Your company has grown, and you need money to expand your facility or move altogether. Applying for a standard loan can take weeks to get approval and one is unable to pay for items like payroll. Factoring is an option that you can utilize that will leave you with little debt afterward. Here are a few ways that you can prepare your business for accounts receivable financing.

Find a Partner to Work With

Before you can use your accounts receivable invoices to finance your business expenses, you need to find a lender who specializes in this type of loan. Research providers of this service, then contact them to learn what they would provide to you. They should send the details of their terms to you, such as which invoices they would purchase from you and when they would pay you for them. They should also inform you of the percentage they would give you upfront once the transaction was completed as well as the fee that they will charge. Once you select a factoring organization to partner with, sign the contract and return it to them.

Let Your Clients Know of the Change

Once a deal has been made with you and the lender, they will select the invoices that they wish to purchase. They may run the credit or look at your clients’ payment history to ensure that they will settle their bills on time and will be a reliable asset for the factoring organization. Although the financing company will reach out to your customers, you should inform them of the situation yourself. One advantage for them is that they can use Net 90 terms to buy large ticket items. This can make the process simpler for them as well.

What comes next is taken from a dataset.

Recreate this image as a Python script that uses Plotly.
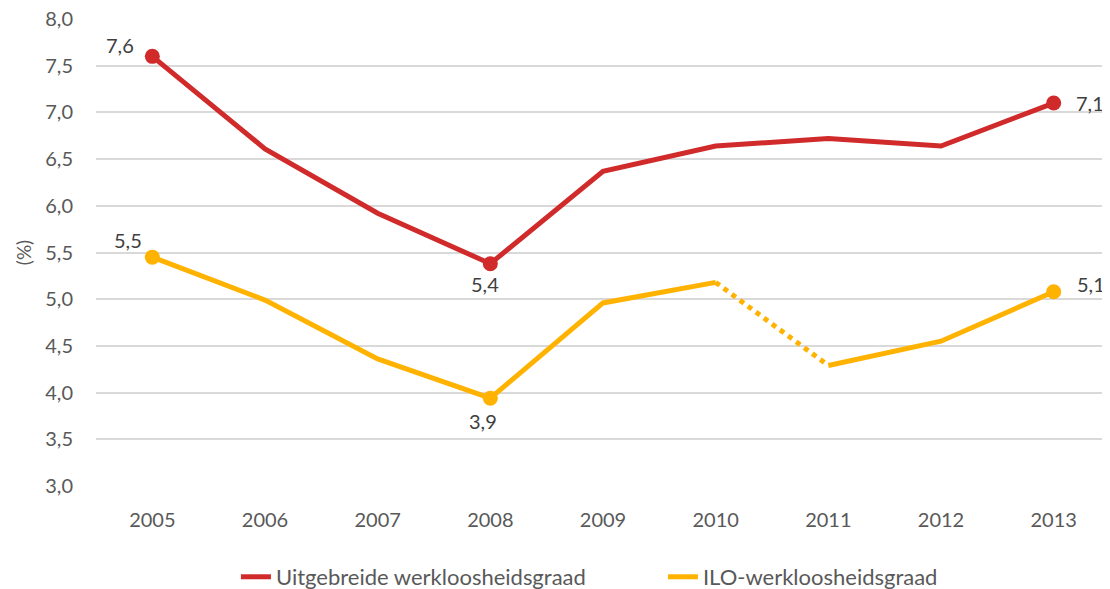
import plotly.graph_objects as go

years = ["2005", "2006", "2007", "2008", "2009", "2010", "2011", "2012", "2013"]
uitgebreide = [7.60, 6.61, 5.92, 5.38, 6.37, 6.64, 6.72, 6.64, 7.10]
ilo = [5.45, 4.99, 4.36, 3.94, 4.96, 5.18, 4.29, 4.55, 5.08]
label_idx = [0, 3, 8]
# label offsets in pixels (x, y) per labelled point
red_shift = [(-32, 11), (-5, -20), (36, 0)]
ilo_shift = [(-24, 17), (-7, -23), (37, 8)]

RED = "#D02A2B"
YEL = "#FFB300"
TXT = "#595959"
LBL = "#404040"
FONT = "Lato"

fig = go.Figure()

fig.add_trace(go.Scatter(x=years, y=uitgebreide, mode="lines", name="Uitgebreide werkloosheidsgraad",
                         line=dict(color=RED, width=5)))

x_solid = years[:6] + [None] + years[6:]
y_solid = ilo[:6] + [None] + ilo[6:]
fig.add_trace(go.Scatter(x=x_solid, y=y_solid, mode="lines", name="ILO-werkloosheidsgraad",
                         line=dict(color=YEL, width=5), connectgaps=False))
fig.add_trace(go.Scatter(x=years[5:7], y=ilo[5:7], mode="lines", showlegend=False,
                         line=dict(color=YEL, width=5, dash="dot")))

fig.add_trace(go.Scatter(x=[years[i] for i in label_idx], y=[uitgebreide[i] for i in label_idx],
                         mode="markers", showlegend=False, marker=dict(color=RED, size=15)))
fig.add_trace(go.Scatter(x=[years[i] for i in label_idx], y=[ilo[i] for i in label_idx],
                         mode="markers", showlegend=False, marker=dict(color=YEL, size=15)))

annotations = []
for series, shifts in ((uitgebreide, red_shift), (ilo, ilo_shift)):
    for i, (dx, dy) in zip(label_idx, shifts):
        annotations.append(dict(xref="x", yref="y", x=i, y=series[i],
                                text=f"{series[i]:.1f}".replace(".", ","),
                                showarrow=False, xshift=dx, yshift=dy,
                                font=dict(size=20, color=LBL, family=FONT)))

fig.update_layout(
    width=1110, height=589,
    margin=dict(l=88, r=8, t=11, b=111),
    plot_bgcolor="white", paper_bgcolor="white",
    separators=", ",
    font=dict(family=FONT, color=TXT, size=20),
    showlegend=True,
    annotations=annotations,
    legend=dict(orientation="h", x=0.138, xanchor="left", yref="container", y=0.034, yanchor="middle",
                font=dict(size=22, color=TXT, family=FONT), entrywidth=382),
)
fig.update_xaxes(type="category", range=[-0.5, 8.5], showgrid=False, showline=False, automargin=False,
                 ticks="", tickfont=dict(size=20, color=TXT), ticklabelstandoff=20)
fig.update_yaxes(range=[2.9999, 8.0001], tickvals=[3, 3.5, 4, 4.5, 5, 5.5, 6, 6.5, 7, 7.5, 8],
                 tickformat=".1f", showgrid=True, gridcolor="#D9D9D9", automargin=False,
                 gridwidth=1.5, zeroline=False, showline=False, ticks="",
                 tickfont=dict(size=20, color=TXT), ticklabelstandoff=22,
                 ticklabeloverflow="allow",
                 title=dict(text="(%)", font=dict(size=19, color=TXT), standoff=8))

fig.write_html("out.html")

Get Paid for the Invoices That Are Purchased

When you ship an order to your client, you will send the invoice to your lender. Within a few days, you should receive a large portion of what is owed to you. The factoring company will then bill your customer and negotiate the payment. Once everything is settled, the financing organization will send you the rest except for the fee that they are charging you. You can utilize the cash for whatever you need, such as expansion, payroll, supplies, and equipment. You get the money debt-free, which can benefit you in the long run. It can improve your credit rating and eliminate the debt that you have.